(Records with drawing code)
>> Start
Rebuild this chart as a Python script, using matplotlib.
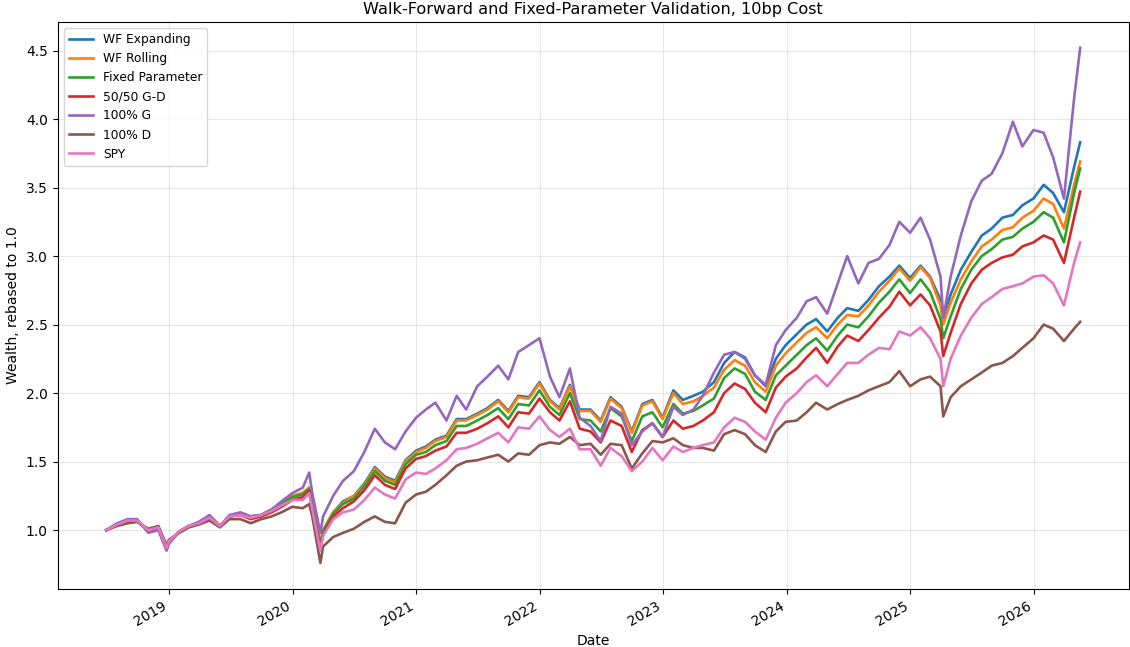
import pandas as pd
import matplotlib
matplotlib.use("Agg")
import matplotlib.pyplot as plt

# month-end samples (plus a few event days)
dates = pd.to_datetime([
    "2018-06-29", "2018-07-31", "2018-08-31", "2018-09-28", "2018-10-31", "2018-11-30",
    "2018-12-24", "2018-12-31",
    "2019-01-31", "2019-02-28", "2019-03-29", "2019-04-30", "2019-05-31", "2019-06-28",
    "2019-07-31", "2019-08-30", "2019-09-30", "2019-10-31", "2019-11-29", "2019-12-31",
    "2020-01-31", "2020-02-19", "2020-02-28", "2020-03-23", "2020-03-31", "2020-04-30",
    "2020-05-29", "2020-06-30", "2020-07-31", "2020-08-31", "2020-09-30", "2020-10-30",
    "2020-11-30", "2020-12-31",
    "2021-01-29", "2021-02-26", "2021-03-31", "2021-04-30", "2021-05-28", "2021-06-30",
    "2021-07-30", "2021-08-31", "2021-09-30", "2021-10-29", "2021-11-30", "2021-12-31",
    "2022-01-31", "2022-02-28", "2022-03-31", "2022-04-29", "2022-05-31", "2022-06-30",
    "2022-07-29", "2022-08-31", "2022-09-30", "2022-10-31", "2022-11-30", "2022-12-30",
    "2023-01-31", "2023-02-28", "2023-03-31", "2023-04-28", "2023-05-31", "2023-06-30",
    "2023-07-31", "2023-08-31", "2023-09-29", "2023-10-31", "2023-11-30", "2023-12-29",
    "2024-01-31", "2024-02-29", "2024-03-28", "2024-04-30", "2024-05-31", "2024-06-28",
    "2024-07-31", "2024-08-30", "2024-09-30", "2024-10-31", "2024-11-29", "2024-12-31",
    "2025-01-31", "2025-02-28", "2025-03-31", "2025-04-08", "2025-04-30", "2025-05-30",
    "2025-06-30", "2025-07-31", "2025-08-29", "2025-09-30", "2025-10-31", "2025-11-28",
    "2025-12-31",
    "2026-01-30", "2026-02-27", "2026-03-31", "2026-04-30", "2026-05-18",
])

wf_expanding = [
    1.00, 1.04, 1.07, 1.07, 0.99, 1.01, 0.86, 0.91,
    0.99, 1.03, 1.05, 1.10, 1.03, 1.10, 1.12, 1.10, 1.11, 1.15, 1.19, 1.25,
    1.27, 1.31, 1.18, 0.90, 1.00, 1.13, 1.21, 1.25, 1.34, 1.46, 1.39, 1.36, 1.51, 1.58,
    1.61, 1.66, 1.69, 1.81, 1.81, 1.85, 1.89, 1.95, 1.87, 1.98, 1.97, 2.08,
    1.95, 1.89, 2.06, 1.88, 1.88, 1.80, 1.97, 1.90, 1.72, 1.92, 1.95, 1.82,
    2.02, 1.95, 1.98, 2.01, 2.08, 2.22, 2.30, 2.26, 2.13, 2.05, 2.25, 2.35,
    2.43, 2.50, 2.54, 2.45, 2.55, 2.62, 2.60, 2.68, 2.78, 2.85, 2.93, 2.84,
    2.93, 2.85, 2.68, 2.55, 2.72, 2.90, 3.03, 3.15, 3.20, 3.28, 3.30, 3.37, 3.42,
    3.52, 3.46, 3.32, 3.65, 3.83,
]
wf_rolling = [
    1.00, 1.04, 1.07, 1.07, 0.99, 1.01, 0.86, 0.91,
    0.99, 1.03, 1.05, 1.10, 1.03, 1.10, 1.12, 1.10, 1.11, 1.15, 1.19, 1.25,
    1.27, 1.31, 1.18, 0.90, 1.00, 1.13, 1.20, 1.25, 1.33, 1.45, 1.38, 1.35, 1.50, 1.57,
    1.60, 1.65, 1.68, 1.80, 1.80, 1.84, 1.88, 1.94, 1.86, 1.97, 1.96, 2.07,
    1.94, 1.88, 2.05, 1.87, 1.87, 1.79, 1.96, 1.89, 1.71, 1.91, 1.94, 1.81,
    2.00, 1.92, 1.94, 1.98, 2.04, 2.17, 2.24, 2.20, 2.08, 2.01, 2.20, 2.29,
    2.37, 2.44, 2.48, 2.40, 2.50, 2.57, 2.56, 2.64, 2.74, 2.82, 2.91, 2.82,
    2.92, 2.84, 2.64, 2.50, 2.66, 2.83, 2.96, 3.07, 3.12, 3.19, 3.21, 3.28, 3.33,
    3.42, 3.38, 3.20, 3.52, 3.69,
]
fixed_param = [
    1.00, 1.04, 1.07, 1.07, 0.99, 1.01, 0.86, 0.91,
    0.99, 1.03, 1.05, 1.10, 1.03, 1.10, 1.12, 1.10, 1.11, 1.15, 1.19, 1.24,
    1.26, 1.30, 1.17, 0.89, 0.99, 1.12, 1.19, 1.23, 1.32, 1.43, 1.36, 1.33, 1.48, 1.55,
    1.57, 1.62, 1.65, 1.76, 1.76, 1.80, 1.84, 1.89, 1.81, 1.92, 1.91, 2.02,
    1.90, 1.84, 2.00, 1.81, 1.80, 1.72, 1.89, 1.83, 1.65, 1.83, 1.86, 1.75,
    1.92, 1.85, 1.87, 1.91, 1.96, 2.11, 2.18, 2.14, 2.01, 1.95, 2.13, 2.20,
    2.28, 2.35, 2.40, 2.31, 2.42, 2.50, 2.48, 2.56, 2.66, 2.74, 2.83, 2.73,
    2.83, 2.74, 2.54, 2.40, 2.56, 2.76, 2.90, 3.00, 3.05, 3.12, 3.14, 3.20, 3.25,
    3.32, 3.28, 3.10, 3.46, 3.64,
]
gd_5050 = [
    1.00, 1.04, 1.06, 1.07, 1.00, 1.02, 0.87, 0.92,
    0.99, 1.03, 1.05, 1.09, 1.03, 1.10, 1.11, 1.08, 1.10, 1.13, 1.17, 1.22,
    1.24, 1.29, 1.15, 0.87, 0.97, 1.10, 1.16, 1.21, 1.29, 1.40, 1.33, 1.30, 1.45, 1.52,
    1.54, 1.58, 1.61, 1.71, 1.71, 1.74, 1.78, 1.83, 1.75, 1.86, 1.85, 1.96,
    1.86, 1.80, 1.94, 1.74, 1.72, 1.64, 1.80, 1.76, 1.57, 1.73, 1.78, 1.68,
    1.80, 1.74, 1.76, 1.80, 1.86, 2.00, 2.07, 2.03, 1.93, 1.86, 2.04, 2.12,
    2.18, 2.26, 2.33, 2.22, 2.34, 2.42, 2.38, 2.46, 2.55, 2.63, 2.74, 2.64,
    2.72, 2.64, 2.45, 2.27, 2.44, 2.65, 2.80, 2.90, 2.95, 2.99, 3.01, 3.07, 3.10,
    3.15, 3.12, 2.95, 3.28, 3.47,
]
all_g = [
    1.00, 1.05, 1.08, 1.08, 0.98, 1.00, 0.85, 0.90,
    0.99, 1.03, 1.06, 1.11, 1.03, 1.11, 1.13, 1.10, 1.11, 1.15, 1.21, 1.27,
    1.31, 1.42, 1.27, 0.98, 1.10, 1.25, 1.36, 1.43, 1.57, 1.74, 1.64, 1.59, 1.72, 1.82,
    1.88, 1.93, 1.80, 1.98, 1.88, 2.05, 2.12, 2.20, 2.10, 2.30, 2.35, 2.40,
    2.12, 1.97, 2.18, 1.82, 1.76, 1.65, 1.90, 1.85, 1.62, 1.72, 1.78, 1.68,
    1.90, 1.84, 1.88, 1.98, 2.15, 2.28, 2.30, 2.25, 2.13, 2.06, 2.35, 2.46,
    2.55, 2.67, 2.70, 2.58, 2.80, 3.00, 2.80, 2.95, 2.98, 3.08, 3.25, 3.17,
    3.28, 3.12, 2.85, 2.55, 2.85, 3.15, 3.40, 3.55, 3.60, 3.75, 3.98, 3.80, 3.92,
    3.90, 3.72, 3.42, 4.15, 4.52,
]
all_d = [
    1.00, 1.03, 1.05, 1.06, 1.01, 1.03, 0.89, 0.93,
    0.98, 1.02, 1.04, 1.07, 1.02, 1.08, 1.08, 1.05, 1.08, 1.10, 1.13, 1.17,
    1.16, 1.19, 1.10, 0.76, 0.88, 0.95, 0.98, 1.01, 1.06, 1.10, 1.06, 1.05, 1.20, 1.26,
    1.28, 1.33, 1.40, 1.47, 1.50, 1.51, 1.53, 1.55, 1.50, 1.56, 1.55, 1.62,
    1.64, 1.63, 1.68, 1.62, 1.63, 1.55, 1.63, 1.62, 1.45, 1.56, 1.65, 1.64,
    1.67, 1.62, 1.60, 1.60, 1.58, 1.70, 1.73, 1.70, 1.62, 1.57, 1.72, 1.79,
    1.80, 1.86, 1.93, 1.88, 1.92, 1.95, 1.98, 2.02, 2.05, 2.08, 2.16, 2.05,
    2.10, 2.12, 2.05, 1.83, 1.97, 2.05, 2.10, 2.15, 2.20, 2.22, 2.27, 2.33, 2.40,
    2.50, 2.47, 2.38, 2.47, 2.52,
]
spy = [
    1.00, 1.04, 1.07, 1.07, 1.00, 1.02, 0.87, 0.92,
    0.99, 1.03, 1.05, 1.09, 1.03, 1.10, 1.11, 1.09, 1.11, 1.14, 1.18, 1.22,
    1.22, 1.27, 1.15, 0.85, 0.96, 1.08, 1.13, 1.15, 1.22, 1.31, 1.26, 1.23, 1.37, 1.42,
    1.41, 1.45, 1.51, 1.59, 1.60, 1.63, 1.67, 1.71, 1.64, 1.75, 1.74, 1.83,
    1.73, 1.68, 1.74, 1.59, 1.59, 1.47, 1.60, 1.54, 1.43, 1.50, 1.60, 1.51,
    1.61, 1.57, 1.60, 1.62, 1.64, 1.75, 1.82, 1.79, 1.72, 1.66, 1.82, 1.93,
    2.00, 2.08, 2.13, 2.05, 2.14, 2.22, 2.22, 2.28, 2.33, 2.32, 2.45, 2.42,
    2.48, 2.40, 2.25, 2.05, 2.25, 2.42, 2.55, 2.65, 2.70, 2.76, 2.78, 2.80, 2.85,
    2.86, 2.80, 2.64, 2.95, 3.10,
]

series = [
    ("WF Expanding", wf_expanding),
    ("WF Rolling", wf_rolling),
    ("Fixed Parameter", fixed_param),
    ("50/50 G-D", gd_5050),
    ("100% G", all_g),
    ("100% D", all_d),
    ("SPY", spy),
]

fig, ax = plt.subplots(figsize=(11.3, 6.47), dpi=100)
for name, vals in series:
    ax.plot(dates, vals, lw=1.9, label=name)

ax.set_title("Walk-Forward and Fixed-Parameter Validation, 10bp Cost", fontsize=11.6)
ax.set_xlabel("Date")
ax.set_ylabel("Wealth, rebased to 1.0")
ax.grid(True, alpha=0.3)
ax.legend(loc="upper left", fontsize=8.8)
fig.autofmt_xdate()
fig.subplots_adjust(left=0.051, right=0.999, top=0.966, bottom=0.09)
fig.savefig("out.png")
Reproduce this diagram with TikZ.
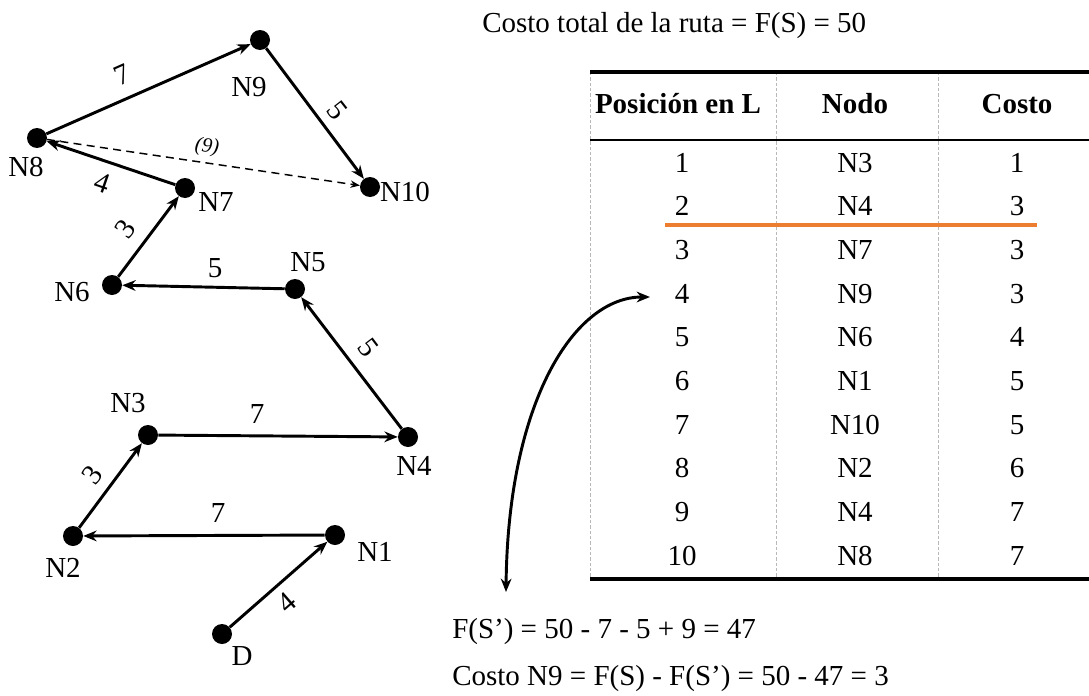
>> End
— EXERCISE DETAILS —
Copy all lines above containing the string "this".

— WRITTEN SOLUTION —
Rebuild this chart as a Python script, using matplotlib.
Reproduce this diagram with TikZ.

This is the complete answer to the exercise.